# Provided material
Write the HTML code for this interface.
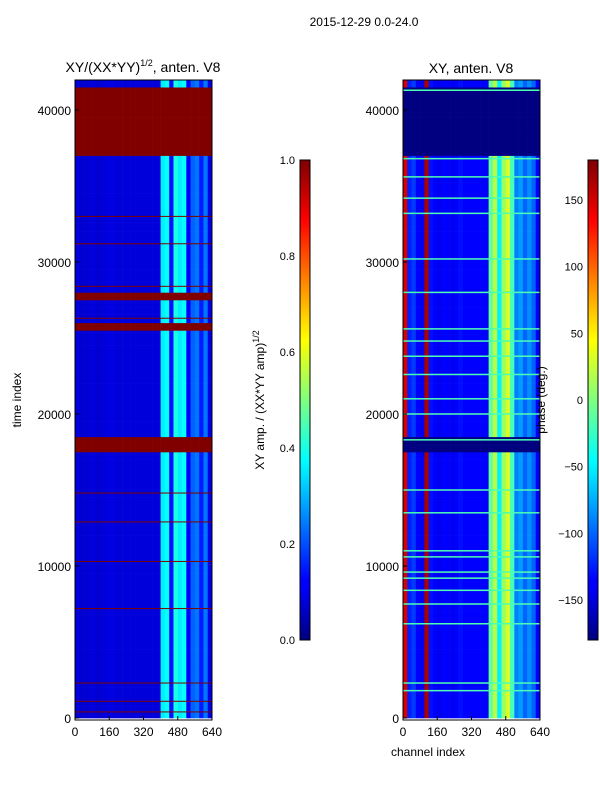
<!DOCTYPE html>
<html><head><meta charset="utf-8"><style>
body{margin:0;background:#fff;font-family:"Liberation Sans",sans-serif;}
#root{position:relative;width:600px;height:800px;}
svg text{font-family:"Liberation Sans",sans-serif;}
</style></head><body>
<div id="root">
<svg id="svg" width="600" height="800" xmlns="http://www.w3.org/2000/svg">
<defs>
<linearGradient id="jet" x1="0" y1="1" x2="0" y2="0">
<stop offset="0" stop-color="#00007f"/><stop offset="0.11" stop-color="#0000ff"/><stop offset="0.125" stop-color="#0000ff"/>
<stop offset="0.34" stop-color="#00dfff"/><stop offset="0.375" stop-color="#00ffff"/><stop offset="0.5" stop-color="#7fff7f"/>
<stop offset="0.625" stop-color="#ffff00"/><stop offset="0.66" stop-color="#ffdf00"/><stop offset="0.875" stop-color="#ff0000"/><stop offset="1" stop-color="#7f0000"/>
</linearGradient>
</defs>
<text x="364" y="26" font-size="12" text-anchor="middle">2015-12-29 0.0-24.0</text>
<text x="143" y="72" font-size="14" text-anchor="middle">XY/(XX*YY)<tspan font-size="9" dy="-6">1/2</tspan><tspan dy="6">, anten. V8</tspan></text>
<text x="471" y="73" font-size="14" text-anchor="middle">XY, anten. V8</text>
<g id="left"></g><g id="right"></g>
<rect x="75" y="80" width="137" height="640" fill="none" stroke="#000"/>
<rect x="403" y="80" width="137" height="640" fill="none" stroke="#000"/>
<g id="axes"></g>
<text transform="translate(21,400) rotate(-90)" font-size="12" text-anchor="middle">time index</text>
<text x="428" y="756" font-size="12" text-anchor="middle">channel index</text>
<rect x="300" y="160" width="10" height="480" fill="url(#jet)" stroke="#000"/>
<rect x="588" y="160" width="10" height="480" fill="url(#jet)" stroke="#000"/>
<text transform="translate(264,400) rotate(-90)" font-size="12" text-anchor="middle">XY amp. / (XX*YY amp)<tspan font-size="9" dy="-5">1/2</tspan></text>
<text transform="translate(545,400) rotate(-90)" font-size="12" text-anchor="middle">phase (deg.)</text>
</svg></div>
<script>
// ---- data ----
const ampChannelProfile=[0.09,0.08,0.08,0.09,0.09,0.08,0.09,0.09,0.1,0.09,0.09,0.09,0.09,0.09,0.09,0.09,0.09,0.09,0.09,0.09,0.36,0.38,0.14,0.4,0.36,0.38,0.12,0.22,0.24,0.15,0.24,0.1];
const ampFlagBands=[[37000,41200],[27500,28000],[25350,25850],[17300,18100]];
const ampFlagLines=[33000,31200,28400,26300,14800,12900,10300,7200,2300,1100,400];
const phaseChannelProfile=[150,-125,-115,-135,-140,165,-130,-135,-140,-135,-135,-140,-135,-130,-135,-135,-135,-135,-135,-135,-10,20,-50,10,30,-20,-90,-80,-100,-85,-100,-135];
const phaseFlagBands=[[37000,41200],[17400,18200]];
const phaseLines=[41300,36800,35600,34200,33200,30200,28000,25600,24800,23800,22600,21000,20000,18300,15000,13500,11000,10600,9600,9200,8400,7500,6200,2300,1800];
const xTicks=[0,160,320,480,640];
const yTicks=[0,10000,20000,30000,40000];
const ampTicks=[0,0.2,0.4,0.6,0.8,1.0];
const phaseTicks=[-150,-100,-50,0,50,100,150];
// ---- helpers ----
const NS="http://www.w3.org/2000/svg";
const tMax=42000,rowStep=500,nCh=640,binW=20;
function yS(t){return 718-t*0.0152;}
function xS(ch,x0){return x0+ch/nCh*137;}
function jet(v){v=Math.max(0,Math.min(1,v));
 const c=x=>Math.round(255*Math.max(0,Math.min(1,x)));
 return `rgb(${c(1.5-Math.abs(4*v-3))},${c(1.5-Math.abs(4*v-2))},${c(1.5-Math.abs(4*v-1))})`;}
function inBands(t,b){return b.some(r=>t>=r[0]&&t<r[1]);}
function mk(tag,attrs,parent){const e=document.createElementNS(NS,tag);for(const k in attrs)e.setAttribute(k,attrs[k]);parent.appendChild(e);return e;}
function drawPanel(g,x0,profile,norm,flags,flagVal,lines,lineVal,lineW){
 for(let t=0;t<tMax;t+=rowStep){
  const flagged=inBands(t,flags);
  for(let i=0;i<profile.length;i++){
   const v=flagged?flagVal:norm(profile[i]);
   const r=mk('rect',{x:xS(i*binW,x0),y:yS(t+rowStep),width:137*binW/nCh+0.3,height:rowStep*0.0152+0.3,fill:jet(v)},g);
   
   
  }
 }
 lines.forEach(t=>{
  const r=mk('rect',{x:x0,y:yS(t)-lineW/2,width:137,height:lineW,fill:jet(lineVal)},g);
  
  
 });
}
drawPanel(document.getElementById('left'),75,ampChannelProfile,v=>v,ampFlagBands,1,ampFlagLines,1,1);
drawPanel(document.getElementById('right'),403,phaseChannelProfile,v=>(v+180)/360,phaseFlagBands,0,phaseLines,0.45,1.5);
const ax=document.getElementById('axes');
[75,403].forEach((x0,p)=>{
 xTicks.forEach(c=>{const x=xS(c,x0);
  mk('line',{x1:x,x2:x,y1:720,y2:716,stroke:'#000'},ax);
  const tx=mk('text',{x:x,y:736,'font-size':12,'text-anchor':'middle'},ax);tx.textContent=c;
  
  });
 yTicks.forEach(t=>{const y=yS(t);
  mk('line',{x1:x0,x2:x0+4,y1:y,y2:y,stroke:'#000'},ax);
  const tx=mk('text',{x:x0-4,y:y+5,'font-size':12,'text-anchor':'end'},ax);tx.textContent=t;
  
  });
});
ampTicks.forEach(v=>{const y=640-v*480;
 mk('line',{x1:300,x2:304,y1:y,y2:y,stroke:'#000'},ax);
 const tx=mk('text',{x:295,y:y+4,'font-size':11,'text-anchor':'end'},ax);tx.textContent=v.toFixed(1);
 
 });
phaseTicks.forEach(v=>{const y=640-(v+180)/360*480;
 mk('line',{x1:588,x2:592,y1:y,y2:y,stroke:'#000'},ax);
 const tx=mk('text',{x:583,y:y+4,'font-size':11,'text-anchor':'end'},ax);tx.textContent=v<0?'\u2212'+(-v):v;
 
 });
</script>
</body></html>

# Task brief
Reproduce all of the data exactly; the pictures do not belong in the copy.

# Exercise solution
Write the HTML code for this interface.
<!DOCTYPE html>
<html><head><meta charset="utf-8"><style>
body{margin:0;background:#fff;font-family:"Liberation Sans",sans-serif;}
#root{position:relative;width:600px;height:800px;}
svg text{font-family:"Liberation Sans",sans-serif;}
</style></head><body>
<div id="root">
<svg id="svg" width="600" height="800" xmlns="http://www.w3.org/2000/svg">
<defs>
<linearGradient id="jet" x1="0" y1="1" x2="0" y2="0">
<stop offset="0" stop-color="#00007f"/><stop offset="0.11" stop-color="#0000ff"/><stop offset="0.125" stop-color="#0000ff"/>
<stop offset="0.34" stop-color="#00dfff"/><stop offset="0.375" stop-color="#00ffff"/><stop offset="0.5" stop-color="#7fff7f"/>
<stop offset="0.625" stop-color="#ffff00"/><stop offset="0.66" stop-color="#ffdf00"/><stop offset="0.875" stop-color="#ff0000"/><stop offset="1" stop-color="#7f0000"/>
</linearGradient>
</defs>
<text x="364" y="26" font-size="12" text-anchor="middle">2015-12-29 0.0-24.0</text>
<text x="143" y="72" font-size="14" text-anchor="middle">XY/(XX*YY)<tspan font-size="9" dy="-6">1/2</tspan><tspan dy="6">, anten. V8</tspan></text>
<text x="471" y="73" font-size="14" text-anchor="middle">XY, anten. V8</text>
<g id="left"></g><g id="right"></g>
<rect x="75" y="80" width="137" height="640" fill="none" stroke="#000"/>
<rect x="403" y="80" width="137" height="640" fill="none" stroke="#000"/>
<g id="axes"></g>
<text transform="translate(21,400) rotate(-90)" font-size="12" text-anchor="middle">time index</text>
<text x="428" y="756" font-size="12" text-anchor="middle">channel index</text>
<rect x="300" y="160" width="10" height="480" fill="url(#jet)" stroke="#000"/>
<rect x="588" y="160" width="10" height="480" fill="url(#jet)" stroke="#000"/>
<text transform="translate(264,400) rotate(-90)" font-size="12" text-anchor="middle">XY amp. / (XX*YY amp)<tspan font-size="9" dy="-5">1/2</tspan></text>
<text transform="translate(545,400) rotate(-90)" font-size="12" text-anchor="middle">phase (deg.)</text>
</svg></div>
<script>
// ---- data ----
const ampChannelProfile=[0.09,0.08,0.08,0.09,0.09,0.08,0.09,0.09,0.1,0.09,0.09,0.09,0.09,0.09,0.09,0.09,0.09,0.09,0.09,0.09,0.36,0.38,0.14,0.4,0.36,0.38,0.12,0.22,0.24,0.15,0.24,0.1];
const ampFlagBands=[[37000,41200],[27500,28000],[25350,25850],[17300,18100]];
const ampFlagLines=[33000,31200,28400,26300,14800,12900,10300,7200,2300,1100,400];
const phaseChannelProfile=[150,-125,-115,-135,-140,165,-130,-135,-140,-135,-135,-140,-135,-130,-135,-135,-135,-135,-135,-135,-10,20,-50,10,30,-20,-90,-80,-100,-85,-100,-135];
const phaseFlagBands=[[37000,41200],[17400,18200]];
const phaseLines=[41300,36800,35600,34200,33200,30200,28000,25600,24800,23800,22600,21000,20000,18300,15000,13500,11000,10600,9600,9200,8400,7500,6200,2300,1800];
const xTicks=[0,160,320,480,640];
const yTicks=[0,10000,20000,30000,40000];
const ampTicks=[0,0.2,0.4,0.6,0.8,1.0];
const phaseTicks=[-150,-100,-50,0,50,100,150];
// ---- helpers ----
const NS="http://www.w3.org/2000/svg";
const tMax=42000,rowStep=500,nCh=640,binW=20;
function yS(t){return 718-t*0.0152;}
function xS(ch,x0){return x0+ch/nCh*137;}
function jet(v){v=Math.max(0,Math.min(1,v));
 const c=x=>Math.round(255*Math.max(0,Math.min(1,x)));
 return `rgb(${c(1.5-Math.abs(4*v-3))},${c(1.5-Math.abs(4*v-2))},${c(1.5-Math.abs(4*v-1))})`;}
function inBands(t,b){return b.some(r=>t>=r[0]&&t<r[1]);}
function mk(tag,attrs,parent){const e=document.createElementNS(NS,tag);for(const k in attrs)e.setAttribute(k,attrs[k]);parent.appendChild(e);return e;}
function drawPanel(g,x0,profile,norm,flags,flagVal,lines,lineVal,lineW){
 for(let t=0;t<tMax;t+=rowStep){
  const flagged=inBands(t,flags);
  for(let i=0;i<profile.length;i++){
   const v=flagged?flagVal:norm(profile[i]);
   const r=mk('rect',{x:xS(i*binW,x0),y:yS(t+rowStep),width:137*binW/nCh+0.3,height:rowStep*0.0152+0.3,fill:jet(v)},g);
   
   
  }
 }
 lines.forEach(t=>{
  const r=mk('rect',{x:x0,y:yS(t)-lineW/2,width:137,height:lineW,fill:jet(lineVal)},g);
  
  
 });
}
drawPanel(document.getElementById('left'),75,ampChannelProfile,v=>v,ampFlagBands,1,ampFlagLines,1,1);
drawPanel(document.getElementById('right'),403,phaseChannelProfile,v=>(v+180)/360,phaseFlagBands,0,phaseLines,0.45,1.5);
const ax=document.getElementById('axes');
[75,403].forEach((x0,p)=>{
 xTicks.forEach(c=>{const x=xS(c,x0);
  mk('line',{x1:x,x2:x,y1:720,y2:716,stroke:'#000'},ax);
  const tx=mk('text',{x:x,y:736,'font-size':12,'text-anchor':'middle'},ax);tx.textContent=c;
  
  });
 yTicks.forEach(t=>{const y=yS(t);
  mk('line',{x1:x0,x2:x0+4,y1:y,y2:y,stroke:'#000'},ax);
  const tx=mk('text',{x:x0-4,y:y+5,'font-size':12,'text-anchor':'end'},ax);tx.textContent=t;
  
  });
});
ampTicks.forEach(v=>{const y=640-v*480;
 mk('line',{x1:300,x2:304,y1:y,y2:y,stroke:'#000'},ax);
 const tx=mk('text',{x:295,y:y+4,'font-size':11,'text-anchor':'end'},ax);tx.textContent=v.toFixed(1);
 
 });
phaseTicks.forEach(v=>{const y=640-(v+180)/360*480;
 mk('line',{x1:588,x2:592,y1:y,y2:y,stroke:'#000'},ax);
 const tx=mk('text',{x:583,y:y+4,'font-size':11,'text-anchor':'end'},ax);tx.textContent=v<0?'\u2212'+(-v):v;
 
 });
</script>
</body></html>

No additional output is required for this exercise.